24. For the moment we’ll reverse direction and follow the action back northwards as far as Estoire. For a couple of pictures we’ll also wind the clock back to when Les was visiting Bloemfontein in the fifties. During the semaphore signal era, 858 cl 16E, the "Allan G Watson", named after his designer, had just arrived on the eastbound Orange Express and the road has been set for the big Pacific to head off to loco via the aforementioned scissors crossover, visible just to the right of the old mechanically interlocked signal cabin. Note the continental-style twin wire activating system for the points and the signals. All this hardware was soon to be replaced by a very efficient pneumatic system.

25. A few years later, in this grand study by Les a 15F has backed onto the Express and is departing for Kroonstad where the train will reverse direction for the run to Bethlehem and Natal. Note the absence of signal wires. By this time colour-light signals with route indicators had replaced the semaphores and compressed air in pipes buried underground was being used to activate the points.

26. 444-up takes the up main out of Bloemfontein on 3rd January 1972. A class 12R was shunting the parcel shed and the Jo'burg train was in charge of 3263, one of Bloemfontein's passenger-link 23s. In the background is the System Manager’s office with SAA’s leaping springbok neon sign clearly visible on the corner of the roof. Just to the left is the fine old OVGS head office built in 1890 where the Treaty of Vereeniging was signed to end the Boer War in 1902, whereafter it served as the OFS System Manager’s office until the new building was completed in the late 1950s.

27. Christmas to New Year was generally a quieter time for SAR as South African industry went into hibernation for the builder’s holidays. The same train as in photo 26 was accelerating past an amazingly empty up block-load yard. At busy times some of those tracks would be occupied by overflow from the much smaller down yard on the right where a block load of coal can be seen. Adjacent are the parcels shed and icing roads referred to in picture 22. Note the short (4-wheeled) reefer wagon, popular with smaller customers, and the type TZ home-grown dairy wagons which were cooled by using natural evaporation of water trickled down the sides from the roof tanks.

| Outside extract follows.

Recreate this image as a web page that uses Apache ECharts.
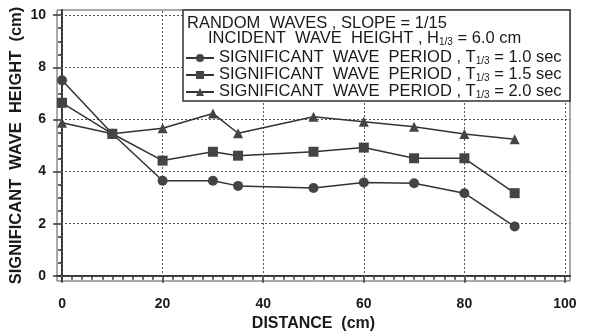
<!DOCTYPE html>
<html>
<head>
<meta charset="utf-8">
<script src="https://cdn.jsdelivr.net/npm/echarts@6/dist/echarts.min.js"></script>
<style>
  html, body { margin: 0; padding: 0; background: #fff; }
  #chart_container { width: 591px; height: 332px; }
</style>
</head>
<body>
<div id="chart_container"></div>
<script>
// distance (cm) of each gauge
var distance = [0, 10, 20, 30, 35, 50, 60, 70, 80, 90];
// significant wave height (cm) per wave period
var hT10 = [7.5, 5.45, 3.65, 3.65, 3.45, 3.37, 3.58, 3.55, 3.17, 1.89];
var hT15 = [6.64, 5.45, 4.42, 4.76, 4.61, 4.76, 4.92, 4.51, 4.51, 3.17];
var hT20 = [5.87, 5.45, 5.66, 6.23, 5.47, 6.1, 5.91, 5.72, 5.44, 5.24];
// axis ticks
var xMajor = [0, 20, 40, 60, 80, 100];
var xMinor = [0, 2, 4, 6, 8, 10, 12, 14, 16, 18, 20, 22, 24, 26, 28, 30, 32, 34, 36, 38, 40,
  42, 44, 46, 48, 50, 52, 54, 56, 58, 60, 62, 64, 66, 68, 70, 72, 74, 76, 78, 80,
  82, 84, 86, 88, 90, 92, 94, 96, 98, 100];
var yMajor = [0, 2, 4, 6, 8, 10];
var yMinor = [0, 0.5, 1, 1.5, 2, 2.5, 3, 3.5, 4, 4.5, 5, 5.5, 6, 6.5, 7, 7.5, 8, 8.5, 9, 9.5, 10];

var FONT = "Liberation Sans, Arial, sans-serif";
var INK = "#333";
var TXT = "#1a1a1a";
var FS = 16.5;

function pairs(xs, ys) {
  var out = [];
  for (var i = 0; i < xs.length; i++) out.push([xs[i], ys[i]]);
  return out;
}

var chart = echarts.init(document.getElementById('chart_container'));

var gridLines = [];
xMajor.forEach(function (v) { gridLines.push({ xAxis: v }); });
yMajor.forEach(function (v) { gridLines.push({ yAxis: v }); });

function lineSeries(name, data, symbol, size) {
  return {
    name: name,
    type: 'line',
    data: data,
    symbol: symbol,
    symbolSize: size,
    lineStyle: { color: INK, width: 1.5 },
    itemStyle: { color: '#444', borderWidth: 0 },
    animation: false,
    z: 5
  };
}

var s1 = lineSeries('T10', pairs(distance, hT10), 'circle', 10);
s1.markLine = {
  silent: true,
  symbol: 'none',
  label: { show: false },
  lineStyle: { color: '#555', type: [2, 2], width: 1 },
  data: gridLines,
  animation: false
};

var legendText = {
  T10: '1.0',
  T15: '1.5',
  T20: '2.0'
};

function richFor(key) {
  var r = {
    a: { fontFamily: FONT, fontSize: FS, lineHeight: 16, verticalAlign: 'bottom' },
    s: { fontFamily: FONT, fontSize: 10, lineHeight: 12, verticalAlign: 'bottom' }
  };
  r.a[key] = TXT;
  r.s[key] = TXT;
  return r;
}

var gridBox = { left: 57, right: 21, top: 10, bottom: 51 };

var option = {
  backgroundColor: '#fff',
  grid: [{
    left: gridBox.left, right: gridBox.right, top: gridBox.top, bottom: gridBox.bottom,
    outerBoundsMode: 'none', containLabel: false,
    show: true, borderColor: '#555', borderWidth: 1
  }, {
    left: gridBox.left, right: gridBox.right, top: gridBox.top, bottom: gridBox.bottom,
    outerBoundsMode: 'none', containLabel: false,
    show: false
  }],
  xAxis: [{
    type: 'value', min: -1, max: 101, gridIndex: 0,
    axisLine: { show: true, lineStyle: { color: INK, width: 2 } },
    axisTick: { show: true, customValues: xMajor, length: 7, lineStyle: { color: INK, width: 1.5 } },
    axisLabel: { customValues: xMajor, margin: 16, color: TXT, fontFamily: FONT, fontWeight: 'bold', fontSize: 14 },
    splitLine: { show: false },
    name: 'DISTANCE  (cm)', nameLocation: 'middle', nameGap: 33,
    nameTextStyle: { color: TXT, fontFamily: FONT, fontWeight: 'bold', fontSize: 16 }
  }, {
    type: 'value', min: -1, max: 101, gridIndex: 1, position: 'bottom',
    axisLine: { show: false },
    axisTick: { show: true, customValues: xMinor, length: 4, lineStyle: { color: INK, width: 1.5 } },
    axisLabel: { show: false },
    splitLine: { show: false }
  }],
  yAxis: [{
    type: 'value', min: -0.2, max: 10.2, gridIndex: 0,
    axisLine: { show: true, lineStyle: { color: INK, width: 2 } },
    axisTick: { show: true, customValues: yMajor, length: 9, lineStyle: { color: INK, width: 1.5 } },
    axisLabel: { customValues: yMajor, margin: 11, color: TXT, fontFamily: FONT, fontWeight: 'bold', fontSize: 14 },
    splitLine: { show: false },
    name: 'SIGNIFICANT  WAVE  HEIGHT  (cm)', nameLocation: 'middle', nameGap: 32, nameRotate: 90,
    nameMoveOverlap: false,
    nameTextStyle: { color: TXT, fontFamily: FONT, fontWeight: 'bold', fontSize: 16.5 }
  }, {
    type: 'value', min: -0.2, max: 10.2, gridIndex: 1, position: 'left',
    axisLine: { show: false },
    axisTick: { show: true, customValues: yMinor, length: 4, lineStyle: { color: INK, width: 1.5 } },
    axisLabel: { show: false },
    splitLine: { show: false }
  }],
  legend: {
    orient: 'vertical',
    left: 185, top: 49,
    itemWidth: 28, itemHeight: 10, itemGap: 0,
    padding: 0,
    z: 20,
    data: ['T10', 'T15', 'T20'],
    formatter: function (name) {
      return '{a|SIGNIFICANT  WAVE  PERIOD , T}{s|1/3}{a| = ' + legendText[name] + ' sec}';
    },
    textStyle: {
      color: TXT, fontFamily: FONT, fontSize: FS, lineHeight: 16,
      rich: richFor('color')
    }
  },
  graphic: [{
    type: 'rect', z: 10,
    shape: { x: 183, y: 10, width: 387, height: 91 },
    style: { fill: '#fff', stroke: INK, lineWidth: 1.5 }
  }, {
    type: 'text', z: 21, left: 187, top: 15,
    style: {
      text: 'RANDOM  WAVES , SLOPE = 1/15',
      fill: TXT, fontFamily: FONT, fontSize: FS
    }
  }, {
    type: 'text', z: 21, left: 208, top: 30,
    style: {
      text: '{a|INCIDENT  WAVE  HEIGHT , H}{s|1/3}{a| = 6.0 cm}',
      fill: TXT, fontFamily: FONT, fontSize: FS,
      rich: richFor('fill')
    }
  }],
  series: [
    s1,
    lineSeries('T15', pairs(distance, hT15), 'rect', 10),
    lineSeries('T20', pairs(distance, hT20), 'triangle', 10)
  ]
};

chart.setOption(option);
</script>
</body>
</html>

28. Jo'burg here we certainly come! 438, the Port Elizabeth – Johannesburg express overtaking 02662 export manganese from Postmasburg, just getting under way from the up departure yard depicted in the previous photo. A mile ahead 02662 will take the crossover to the main line by which time 438 will have cleared the block section. April 1972.

29. In January 1969 Les photographed this 15F on 212-up, the eastbound Orange Express coming through Estoire, highest point between Glen and Bloemfontein (the express was passing the block signal referred to in the previous photograph). By this time the classic round headlights had mostly been replaced by sealed beams, an unforgivable act of aesthetic vandalism. This was also an interim period for the train itself, a time when it was gradually losing its clerestory roof line, being replaced by the much less stylish elliptical roofed Union Carriage stock.

30. The hump yard, a 24/7 operation, was always busy – even on Christmas day. In System 5, Part I we showed a view of the yard on a clear May afternoon. This is how it looked on a – 10°C winter morning. An enlargement of this photo reveals at least 13 plumes of exhaust from working locomotives, among which can be seen classes S1 (two), 12R, 16DA (two) and the inevitable 15Fs and 23s. The presence of 16DAs - a type utterly unsuited to shunting work - indicates that the picture was made in June 1973 when they had already become redundant as a result of the unilateral abandonment of most of the suburban service the previous December. They were withdrawn soon after.

31. Taken from the same viewpoint as the previous photo on a different morning, looking north instead of south. A northbound doubleheader is passing the cattle pens at Estoire on the up freight departure road, while in the distance a southbound freight has just entered the access track to the down block-load yard. On the right the stock-yard hauler is just drawing in with another consignment of cattle for the abattoirs.